Ireland/China 2025, ending
Aug. 21st, 2025 07:00 pmLast day in China, and getting back home – August 19-21
Our departure time was so late, Susan and I stayed more or less in our room for most of the day, taking meals in the lounge. It was about 5:40PM before we took our luggage and went down to the desk to check out, then made our way to the main airport to begin preparing for the flight out.
It was wearing. There were so many people leaving at the same time, we got routed to different lines and had to wait for quite a while … but, when the main rush slowed, someone came and steered us straight to the desk, where we checked Susan’s wheelchair and our main luggage. I asked about getting a seat upgrade for Susan, but the response was noncommittal, then we were escorted up to the departure gates.
We flew out at 11:00PM, on a flight that had every seat filled; fortunately, we were in an exit row, with plenty of legroom in front of us. (Susan’s TV monitor wasn’t working right, though, and had to be literally duct-taped in place to keep it upright.)
We arrived at Schipol Airport in Amsterdam, with a relatively short wait for the flight out. When I inquired (again) about getting a seat upgrade for Susan, I was told that I’d have to wait till the checkout gate opened and ask there. When an agent finally began working that gate, however, she told me I needed to go to the Transfer desk for Delta. And the agent at the Transfer desk said we couldn’t do anything of that type without having some kind of frequent flyer or special membership status. We’d got an upgrade on the flight to China, but that was on Air France; apparently, every airline has its own system, and it’s next to impossible to know in advance what is and isn’t possible. (Also, different people in each organization seem to have different ideas as to what IS possible.)
Nine hours to Atlanta. Each of us had an aisle seat, and that really seemed to make things a lot better, but Susan’s reserves were being diminished rapidly.
Arrival in Atlanta was loosely regulated chaos: we had to go through security — entering the U.S. — and then customs, and then another bank of security (‘entering’ the airport? no idea), and apparently several planes had arrived at once and there were multiple hundreds of people being herded through the cattle lines; they pulled all the wheelchair people out and took them to the front, where they were gradually fed into the mass already at the front … but only two at a time, meaning it took us something like half an hour to get started through that second layer of security. Then Susan’s bag was pulled for a closer look, which only took a few seconds, but those seconds came after four other people’s bags had been gone over one item at a time, making for an additional twenty minutes.
This ridiculous, incompetent, gratuitous mismanagement was balanced by a single airport worker who checked the departure time of our connecting flight, saw that we were in severe danger of having the flight closed before we could reach the gate, and ran pushing Susan’s chair, calling ahead for people to get out of the way (while I followed with our smaller bags, doing my best to keep up, which lasted about half the distance). By the time I finally made it to the gate, he had made arrangements with the agents there, and Susan and I were put onto the plane (me drenched in sweat) only a few minutes before it took off.

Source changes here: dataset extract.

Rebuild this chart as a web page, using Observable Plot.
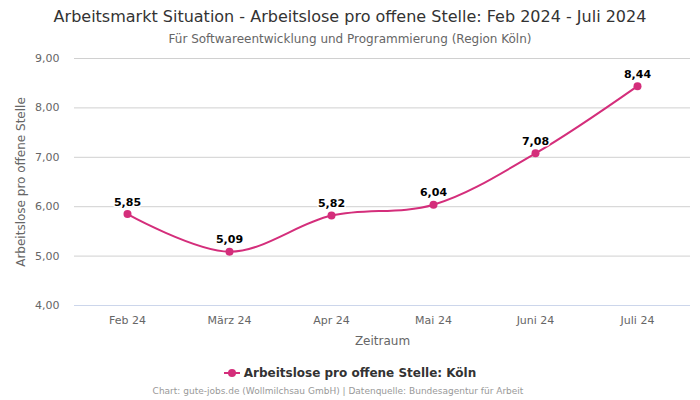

The day’s fun wasn’t over, though. When we reached our home airport, we had a series of further surprise. First, our checked luggage wasn’t there, and the tracking system showed it hadn’t made it out of Atlanta. Second … my phone uses Cricket as a carrier, but I found after I got to China that their system — as currently set up — won’t take payments from outside the country. (I paid all my other bills online while I was gone, but Cricket simply had no way around their intractable requirements.) I called the customer service number (that one goes through), but two different agents lost the call while I was talking with them. Susan and I needed phone service before we could arrange a hotel for the night, OR an Uber to take us to that hotel, since it wouldn’t be possible for us to try and get our RV out of storage before the next day.
As it happened, one of the agents had got enough from me, before losing the call, that my phone service came back. That made everything else possible. We got a ride to the hotel, ordered a pizza delivery for our supper, showered before the pizza arrived, and basically vegged until time to make an early bedtime.
Thursday morning, I arranged an Uber to the storage place, found we were paid up till the end of the month — so no rush — and likewise found that both our car and the RV cranked up without any problem. I got some food for tonight (we’d arranged two nights at the hotel, because we didn’t know how long it would take our bags to be returned to us, but they had arrived by breakfast this morning), picked up our stored mail at the post office, and — later in the day — contacted our most recent RV park and were approved for another stint there, starting tomorrow.
So: lots of aggravation along the way, but it all worked out okay in the end.